Well, people hunted horses for tens of thousands years; human beings are extremely clever and incredibly enduring. Сhase hunting (like packs of wolves do), ambushes, bows/arrows, spear-throwers, etc.


Things like that might help.

146727_original.jpg
Unlikely that wagons, which appeared at the fringes of the steppe only in the 34th century at the earliest can explain bit wear on finds thousands of kilometers farther East in a culture which dates from the 38th to the 32nd century. Not excluded, but unlikely. Yet, if we went by your "no riding" hypothesis, then what we're left with (picture of bound legs) hints at a LIMITED domestication as possibility 1. That might not change their lifestyle as revolutionarily as the Yamnaya development did. Fishing and riverine agriculture may remain important. How sedentary would these guys be?
 
Excellent ideas, Thanks! The Oxus Civ / BMAC is certainly thrilling; it might well thrive longer and expand on camel-back...

I"m skeptical of water management, though. The Persians lived in a land with millennia of agricultural Tradition and close to the oldest urban state societies on the Planet. In the Pontic Steppe, agriculture had only a shallow Tradition and I doubt anyone woul have come up with such a complex and innovative idea and pulled it through. But here w have a second option.

A third option may be that the steppe simply becomes a thinly populated underdeveloped backwater, perhaps with a few innovations in fishing or riverine boatcraft, but otherwise overshadowed by more fertile lands.
 
I don't have anything to add, but it's nice hearing about the Yamnaya.
I've been thinking.
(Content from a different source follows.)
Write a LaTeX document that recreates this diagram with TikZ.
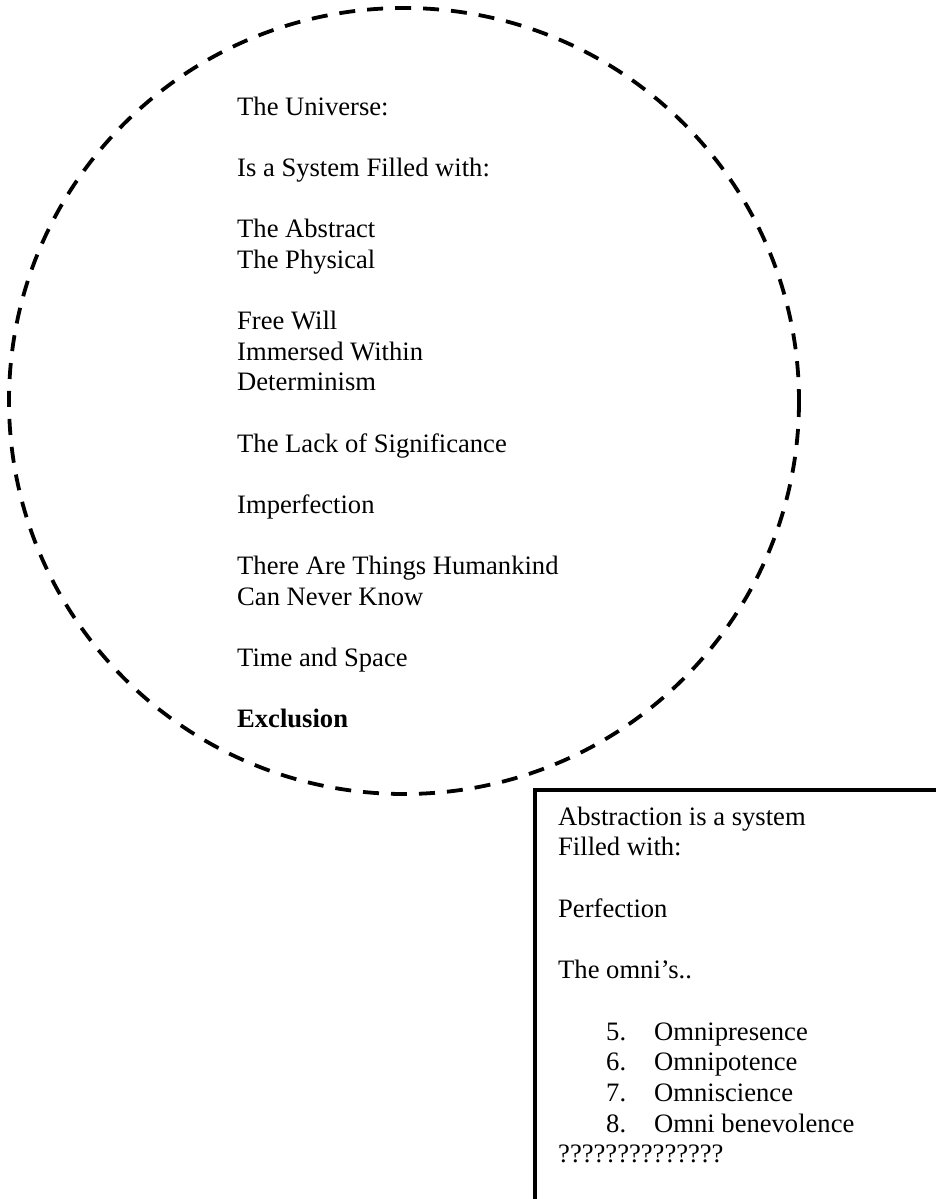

John's argument about the Semites is strong, even though the Pontic Steppe did not become as dry as the Sahara. A mass flight (instead of the Yamnaya expansion) might occur, and people migrating across drying lands would take what livestock they have left with them. But that would look very different from the Yamnaya. As a first thing, I would say groups along the Dnieper, Don and Volga would remain separate, with post-Samara groups of the volga maybe gravitating towards the Southern Caspian wetlands, post-Khvalynsk groups on the Don migrating towards where IOTL Maykop culture developed (thereby butterflying it away), and post-SRedny Stog cultures migrating towards Cucuteni-Tripolye. That would not leave the steppes empty (even if groups migrated wholesale, others e.g. from the North would move in as th steppes would still be good hunting grounds), as often groups split and only some left. Those who stayed behind may well develop along the lines of riverine agriculture and fishing with limited herding, like their ancestors did. Without the vast expansive Yamnaya network, I suppose their metalworking skills would not be impressive as they would absorb much less influence from the South. Wagons, when they appear here, will improve things a lot as they'll allow long-distance transhumance and may indeed trigger a later alt-yamnaya phenomenon, although I suppose one cannot postpone the invention of snaffles etc. infinitely anyway, so if horses are still around, horse people may develop sooner or later anyway.

With a big emigration wave of starving raiders (as opposed to, if we're inclined to believe Mallory, a robust and attractive social role model to which the Cucuteni-Tripolye switched later, together becoming transformed into the groups who dominated much of non-Mediterranean Bronze Age Europe), I suppose we'll see some Semite-style takeovers in some places, and a militarised responsive development among the people of the more fertile lands, too, in other places.
 
Afterthought:
If hunting horses for meat continues, and domestication only Shows very limited effects, would horses' behaviour adapt fast enough (becoming even shier and retreating farther from human settlements) for a domestication to become unlikely even in later centuries and millennia? (Maybe combined with over-hunting of accessible populations?)